Step 5: Find the dimension of $\beta$
Inside the logarithm, we have
$\frac{\mu k R}{J \beta^2} + 3.$
Here,
• $\mu$ is number of moles (dimension $[mol]$),
• $k$ has dimension $[M L^2 T^{-2} K^{-1}]$,
• $R$ (gas constant) has dimension $\frac{[M L^2 T^{-2}]}{[mol\,K]}$,
• $J$ (mechanical equivalent of heat) is dimensionless $[M^0 L^0 T^0]$,
• $\beta$ is unknown.
Since the argument of the logarithm must be dimensionless,
$\frac{\mu k R}{J \beta^2}$
must be dimensionless.
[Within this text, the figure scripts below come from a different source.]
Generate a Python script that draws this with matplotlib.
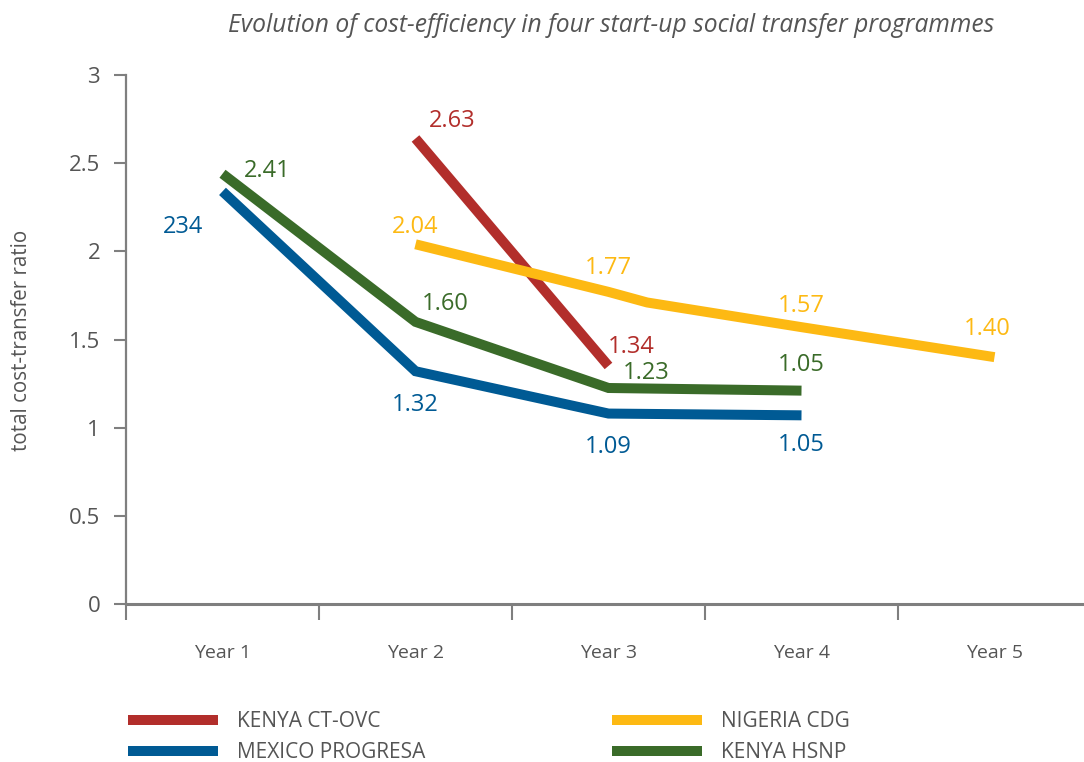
import matplotlib
matplotlib.use("Agg")
import matplotlib.pyplot as plt
from matplotlib.lines import Line2D

plt.rcParams['font.family'] = ['Open Sans', 'DejaVu Sans']

# categorias e valores
anos = ['Year 1', 'Year 2', 'Year 3', 'Year 4', 'Year 5']

ctovc_anos = [2, 3]
ctovc_vals = [2.64, 1.35]
ctovc_rotulos = ['2.63', '1.34']

nigeria_anos = [2, 3, 3.2, 4, 5]
nigeria_vals = [2.04, 1.77, 1.71, 1.57, 1.40]
nigeria_rotulos = ['2.04', '1.77', '', '1.57', '1.40']

hsnp_anos = [1, 2, 3, 4]
hsnp_vals = [2.44, 1.60, 1.225, 1.21]
hsnp_rotulos = ['2.41', '1.60', '1.23', '1.05']

mexico_anos = [1, 2, 3, 4]
mexico_vals = [2.34, 1.32, 1.08, 1.07]
mexico_rotulos = ['234', '1.32', '1.09', '1.05']

VERMELHO = '#B22E2B'
AMARELO = '#FDB913'
VERDE = '#3A6B29'
AZUL = '#005A94'
CINZA = '#7f7f7f'
TEXTO = '#555555'

# deslocamentos dos rótulos (pixels)
off_ctovc = [(37, 17), (23, 19)]
off_nigeria = [(0, 17), (0, 24), None, (0, 21), (-7, 28)]
off_hsnp = [(45, 3), (30, 18), (38, 15), (0, 26)]
off_mexico = [(-39, -36), (0, -34), (0, -33), (0, -30)]


def main():
    fig = plt.figure(figsize=(10.84, 7.62), dpi=100)
    ax = fig.add_axes([126 / 1084, 1 - 604 / 762, 965 / 1084, 529 / 762])

    series = [
        (ctovc_anos, ctovc_vals, ctovc_rotulos, off_ctovc, VERMELHO),
        (nigeria_anos, nigeria_vals, nigeria_rotulos, off_nigeria, AMARELO),
        (hsnp_anos, hsnp_vals, hsnp_rotulos, off_hsnp, VERDE),
        (mexico_anos, mexico_vals, mexico_rotulos, off_mexico, AZUL),
    ]
    for xs, ys, rots, offs, cor in series:
        xp = [x - 0.5 for x in xs]
        ax.plot(xp, ys, color=cor, linewidth=7.2, solid_capstyle='butt',
                solid_joinstyle='miter', clip_on=False)
        for x, y, r, o in zip(xp, ys, rots, offs):
            if not r:
                continue
            ax.annotate(r, (x, y), xytext=o, textcoords='offset pixels',
                        ha='center', va='center', color=cor, fontsize=17)

    ax.set_xlim(0, 5)
    ax.set_ylim(0, 3)

    ax.set_xticks(range(6))
    ax.set_xticklabels([])
    ax.set_xticks([i + 0.5 for i in range(5)], minor=True)
    ax.set_xticklabels(anos, minor=True)
    ax.tick_params(axis='x', which='major', length=11.5, width=1.5, color=CINZA)
    ax.tick_params(axis='x', which='minor', length=0, pad=29, labelsize=14,
                   labelcolor=TEXTO)

    ax.set_yticks([0, 0.5, 1, 1.5, 2, 2.5, 3])
    ax.set_yticklabels(['0', '0.5', '1', '1.5', '2', '2.5', '3'])
    ax.tick_params(axis='y', length=8.6, width=1.5, color=CINZA, pad=10,
                   labelsize=16, labelcolor=TEXTO)

    for s in ['top', 'right']:
        ax.spines[s].set_visible(False)
    ax.spines['left'].set_color(CINZA)
    ax.spines['left'].set_linewidth(1.6)
    ax.spines['bottom'].set_color(CINZA)
    ax.spines['bottom'].set_linewidth(2.2)

    fig.text(611 / 1084, 1 - 26 / 762,
             'Evolution of cost-efficiency in four start-up social transfer programmes',
             ha='center', va='center', style='italic', fontsize=17.7, color=TEXTO)
    fig.text(22 / 1084, 1 - 340 / 762, 'total cost-transfer ratio', rotation=90,
             ha='center', va='center', fontsize=14.8, color=TEXTO)

    def legenda(itens, x_px):
        handles = [Line2D([0], [0], color=c, linewidth=7.2, solid_capstyle='butt')
                   for _, c in itens]
        lg = fig.legend(handles, [n for n, _ in itens], loc='upper left',
                        bbox_to_anchor=(x_px / 1084, 1 - 711 / 762),
                        frameon=False, borderaxespad=0, borderpad=0,
                        handlelength=4.3, handletextpad=0.95, labelspacing=0.5,
                        fontsize=15, labelcolor=TEXTO)
        return lg

    legenda([('KENYA CT-OVC', VERMELHO), ('MEXICO PROGRESA', AZUL)], 128)
    legenda([('NIGERIA CDG', AMARELO), ('KENYA HSNP', VERDE)], 612)

    fig.savefig('out.png', dpi=100)


if __name__ == "__main__":
    main()
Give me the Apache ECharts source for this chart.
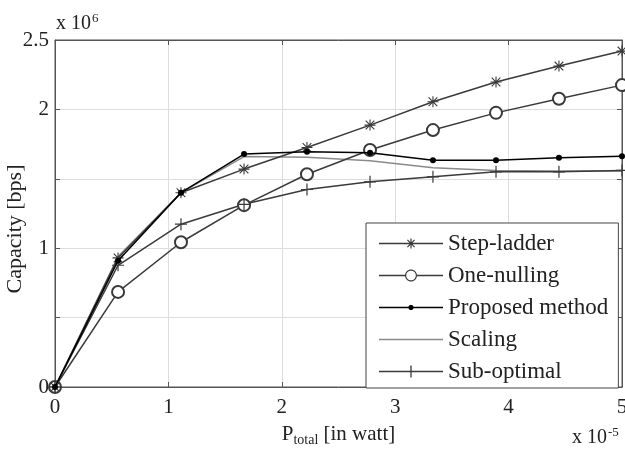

Substituting the known dimensions, we obtain:
$\big[mol\big] \times \big[M L^2 T^{-2} K^{-1}\big] \times \frac{\big[M L^2 T^{-2}\big]}{\big[mol\,K\big]} \times \frac{1}{\beta^2} = 1.$
Simplifying gives
$[M L^2 T^{-2} K^{-1}]^2 \times \frac{1}{[mol] \times [mol]} \times \frac{[mol]^2}{\beta^2} = 1,$
but more directly:
$\beta^2$ must have the dimension $[M L^2 T^{-2} K^{-1}],$
so
$[\beta] = [M L^2 T^{-2} K^{-1}].$
Step 6: Relate the dimensions of $\alpha$ and $\beta$ to $S$
Because
$S = \alpha^2 \beta \,(\text{dimension of } S),$
we get
$\alpha^2 \beta : [M L^2 T^{-2} K^{-1}].$
Substituting $[\beta] = [M L^2 T^{-2} K^{-1}],$
we have
$\alpha^2 \times [M L^2 T^{-2} K^{-1}] = [M L^2 T^{-2} K^{-1}].$
Thus, $\alpha^2$ is dimensionless, meaning $[\alpha]$ is also dimensionless:
$[\alpha] = [M^0 L^0 T^0].$
Step 7: Compare dimensions of $\alpha$ and $k$
We have
$[\alpha] = [M^0 L^0 T^0]$
and
$[k] = [M L^2 T^{-2} K^{-1}].$
Clearly, $\alpha$ is dimensionless, whereas $k$ has dimensions of entropy. They do not have the same dimensions.
Step 8: Identify the incorrect statement
The statement “$\alpha$ and $k$ have the same dimensions” is therefore incorrect. Hence, the correct choice (the incorrect option in the question) is:
“$\alpha$ and $k$ have the same dimensions.”